This is so far outside the bounds of traditional judicial activity it is unprecedented.  In the case against Michael Flynn the court appointed amicus curiae, essentially a court appointed outside lawyer enlisted to prosecute the case despite the DOJ withdrawal motion, John Gleeson has now filed a motion requesting: (1) a briefing schedule, (2) oral arguments; and (3) the possibility of interviewing witnesses.

Within Mr. Gleeson’s motion (link here) he will file his amicus brief on June 10th, and asks Judge Sullivan to set up a briefing schedule and allow him to make oral arguments.

Why would John Gleeson get the chance for a hearing to make an oral argument within the court, yet Flynn’s defense team couldn’t get a hearing scheduled on his original motion to withdraw his plea?  This is ridiculous.

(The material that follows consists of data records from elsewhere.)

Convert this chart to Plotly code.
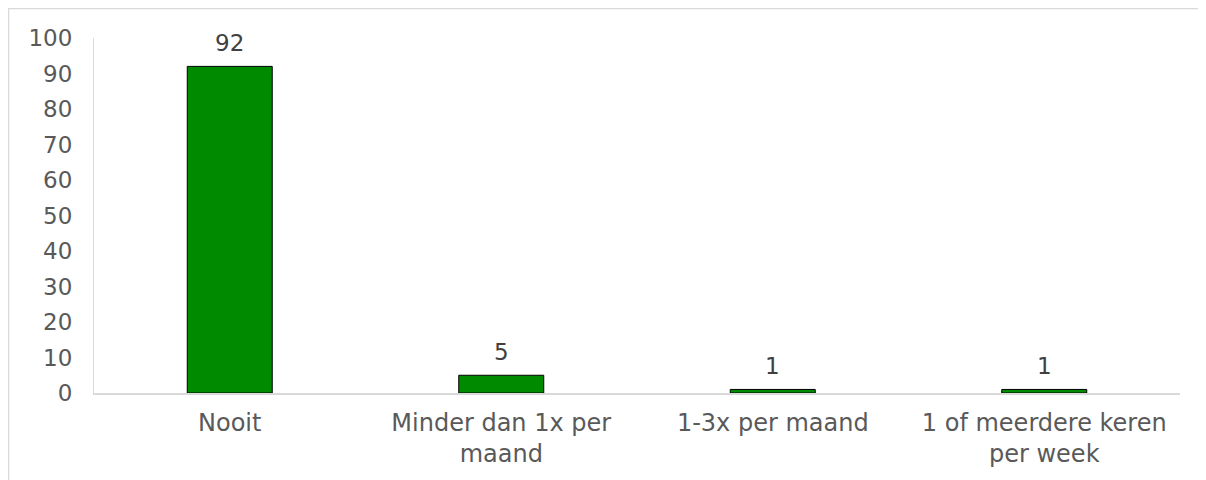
import plotly.graph_objects as go

categories = ["Nooit", "Minder dan 1x per<br>maand", "1-3x per maand", "1 of meerdere keren<br>per week"]
values = [92, 5, 1, 1]
tick_vals = list(range(0, 101, 10))

L, R, T, B = 86, 34, 30, 95
W, H = 1206, 480
pw, ph = W - L - R, H - T - B

def px(x):
    return (x - L) / pw

def py(y):
    return (H - B - y) / ph

fig = go.Figure(go.Bar(
    x=categories, y=values,
    marker=dict(color="#008A00", line=dict(color="#000000", width=1)),
    cliponaxis=False,
))

annotations = [
    dict(x=c, y=v, xref="x", yref="y", text=str(v), showarrow=False,
         yanchor="bottom", yshift=8, font=dict(family="DejaVu Sans", size=23, color="#404040"))
    for c, v in zip(categories, values)
]

fig.update_layout(
    width=W, height=H,
    margin=dict(l=L, r=R, t=T, b=B),
    paper_bgcolor="white", plot_bgcolor="white",
    bargap=0.687,
    showlegend=False,
    font=dict(family="DejaVu Sans", size=23, color="#595959"),
    annotations=annotations,
    xaxis=dict(showline=True, linecolor="#D9D9D9", linewidth=2, showgrid=False,
               tickfont=dict(size=24, color="#595959"), ticks="", ticklabelstandoff=7),
    yaxis=dict(range=[0, 100], tickvals=tick_vals, showgrid=False, zeroline=False,
               showline=True, linecolor="#D9D9D9", linewidth=1,
               tickfont=dict(size=23, color="#595959"), ticks="", ticklabelstandoff=16),
    shapes=[
        dict(type="line", xref="paper", yref="paper", x0=px(0), x1=px(1210), y0=py(0.5), y1=py(0.5),
             line=dict(color="#D9D9D9", width=1.5)),
        dict(type="line", xref="paper", yref="paper", x0=px(0.5), x1=px(0.5), y0=py(0), y1=py(490),
             line=dict(color="#D9D9D9", width=1.5)),
    ],
)

fig.write_html("out.html")
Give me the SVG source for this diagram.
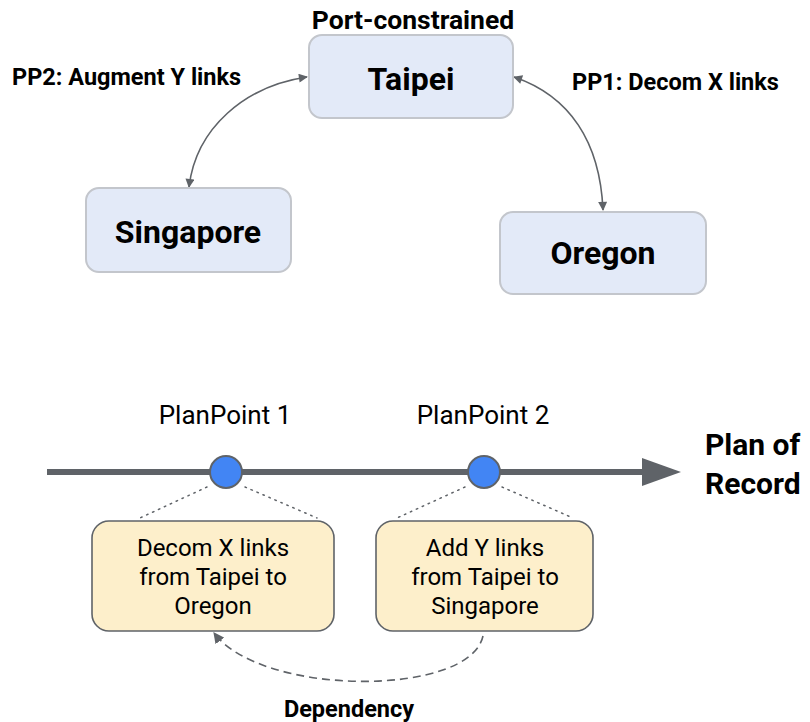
<svg xmlns="http://www.w3.org/2000/svg" width="810" height="722" viewBox="0 0 810 722">
  <defs>
    <style>
      .site { fill: #e3eaf8; stroke: #c3c6cc; stroke-width: 2; }
      .task { fill: #fdefcb; stroke: #5f6368; stroke-width: 1.6; }
      .big { font-family: Roboto, "Liberation Sans", sans-serif; font-weight: bold; font-size: 32px; fill: #000; text-anchor: middle; }
      .lbl { font-family: Roboto, "Liberation Sans", sans-serif; font-weight: bold; font-size: 23.5px; fill: #000; }
      .por { font-family: Roboto, "Liberation Sans", sans-serif; font-weight: bold; font-size: 30px; fill: #000; }
      .pt { font-family: Roboto, "Liberation Sans", sans-serif; font-size: 26px; fill: #000; text-anchor: middle; }
      .reg { font-family: Roboto, "Liberation Sans", sans-serif; font-size: 24px; fill: #000; text-anchor: middle; }
      .link { fill: none; stroke: #5f6368; stroke-width: 1.6; }
      .dot { fill: none; stroke: #5f6368; stroke-width: 1.5; stroke-dasharray: 1.5 5; stroke-linecap: round; }
      .pp { fill: #4285f4; stroke: #5f6368; stroke-width: 2; }
    </style>
    <marker id="tip" viewBox="0 0 10 10" refX="9" refY="5" markerWidth="10" markerHeight="9" markerUnits="userSpaceOnUse" orient="auto-start-reverse">
      <path d="M0,0 L10,5 L0,10 z" fill="#5f6368"/>
    </marker>
    <marker id="tip2" viewBox="0 0 10 10" refX="9" refY="5" markerWidth="11" markerHeight="11" markerUnits="userSpaceOnUse" orient="auto">
      <path d="M0,0 L10,5 L0,10 z" fill="#5f6368"/>
    </marker>
  </defs>

  <!-- site connectors and timeline links -->
  <g id="connectors">
    <path class="link" d="M307,77 C245,86 196,128 189,187" marker-start="url(#tip)" marker-end="url(#tip)"/>
    <path class="link" d="M514,77 C570,96 600,142 603,210" marker-start="url(#tip)" marker-end="url(#tip)"/>
    <line class="dot" x1="207" y1="487" x2="140" y2="518"/>
    <line class="dot" x1="245" y1="487" x2="317" y2="518"/>
    <line class="dot" x1="465" y1="487" x2="397" y2="518"/>
    <line class="dot" x1="502" y1="487" x2="573" y2="518"/>
    <path class="link" d="M483,636 C470,697 262,697 214,633" stroke-dasharray="8 5" marker-end="url(#tip2)"/>
  </g>

  <g id="taipei">
    <text class="lbl" x="413" y="29" text-anchor="middle" style="font-size:26.5px">Port-constrained</text>
    <rect class="site" x="309" y="35" width="204" height="83" rx="13"/>
    <text class="big" x="411" y="90">Taipei</text>
  </g>
  <g id="singapore">
    <rect class="site" x="86" y="188" width="205" height="84" rx="13"/>
    <text class="big" x="188" y="243">Singapore</text>
  </g>
  <g id="oregon">
    <rect class="site" x="500" y="212" width="206" height="82" rx="13"/>
    <text class="big" x="603" y="264">Oregon</text>
  </g>
  <text class="lbl" x="12" y="85">PP2: Augment Y links</text>
  <text class="lbl" x="572" y="90">PP1: Decom X links</text>

  <!-- plan of record timeline -->
  <g id="timeline">
    <line x1="47" y1="472" x2="645" y2="472" stroke="#5f6368" stroke-width="6"/>
    <path d="M642,458 L681,472 L642,486 z" fill="#5f6368"/>
    <text class="por" x="705" y="455">Plan of</text>
    <text class="por" x="705" y="494">Record</text>
  </g>
  <g id="planpoint1">
    <text class="pt" x="225" y="424">PlanPoint 1</text>
    <circle class="pp" cx="226" cy="472" r="16"/>
  </g>
  <g id="planpoint2">
    <text class="pt" x="483" y="424">PlanPoint 2</text>
    <circle class="pp" cx="484" cy="472" r="16"/>
  </g>
  <g id="task1">
    <rect class="task" x="92" y="521" width="242" height="110" rx="17"/>
    <text class="reg" x="213" y="556">Decom X links</text>
    <text class="reg" x="213" y="585">from Taipei to</text>
    <text class="reg" x="213" y="614">Oregon</text>
  </g>
  <g id="task2">
    <rect class="task" x="376" y="521" width="217" height="110" rx="17"/>
    <text class="reg" x="485" y="556">Add Y links</text>
    <text class="reg" x="485" y="585">from Taipei to</text>
    <text class="reg" x="485" y="614">Singapore</text>
  </g>
  <text class="lbl" x="349" y="717" text-anchor="middle">Dependency</text>
</svg>
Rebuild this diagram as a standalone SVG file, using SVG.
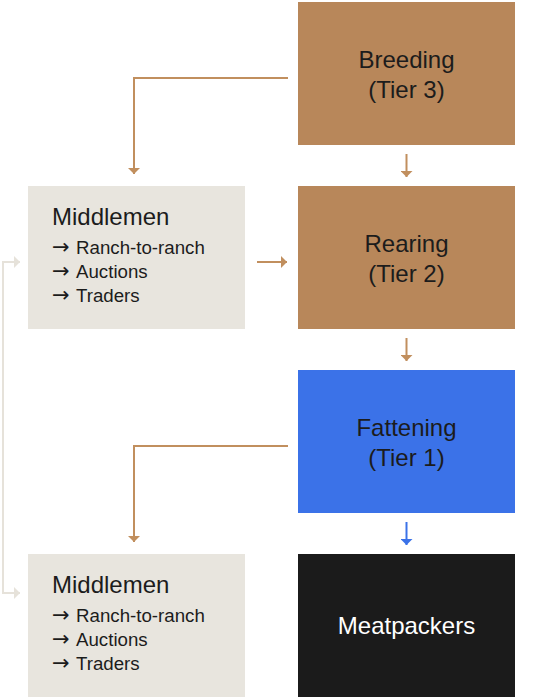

In the traditional sense, to the extent that traditional applications can be considered in this bizarre situation, the amicus would present a written briefing to the court for the judge to consider; and that’s it.   However, Mr. Gleeson appears to be requesting his amicus status to be elevated to the position of intervening authority where he replaces the prosecution.

A request for a briefing schedule?  The only purpose of Judge Sullivan allowing a briefing schedule would be to drag this case out as long as possible.  Perhaps that is the goal; we shall see in his decision on this ridiculous request.

“Any additional factual development” would seem to imply Mr. Gleeson is planning to spend time investigating facts that are not currently before the court; including the possibility of Mr. Gleeson interviewing witnesses.

If Judge Emett Sullivan grants anything even close to the requests within this motion he will be operating so far outside of judicial boundaries an appellate court must intervene.

Seriously, this is Lawfare madness in the extreme.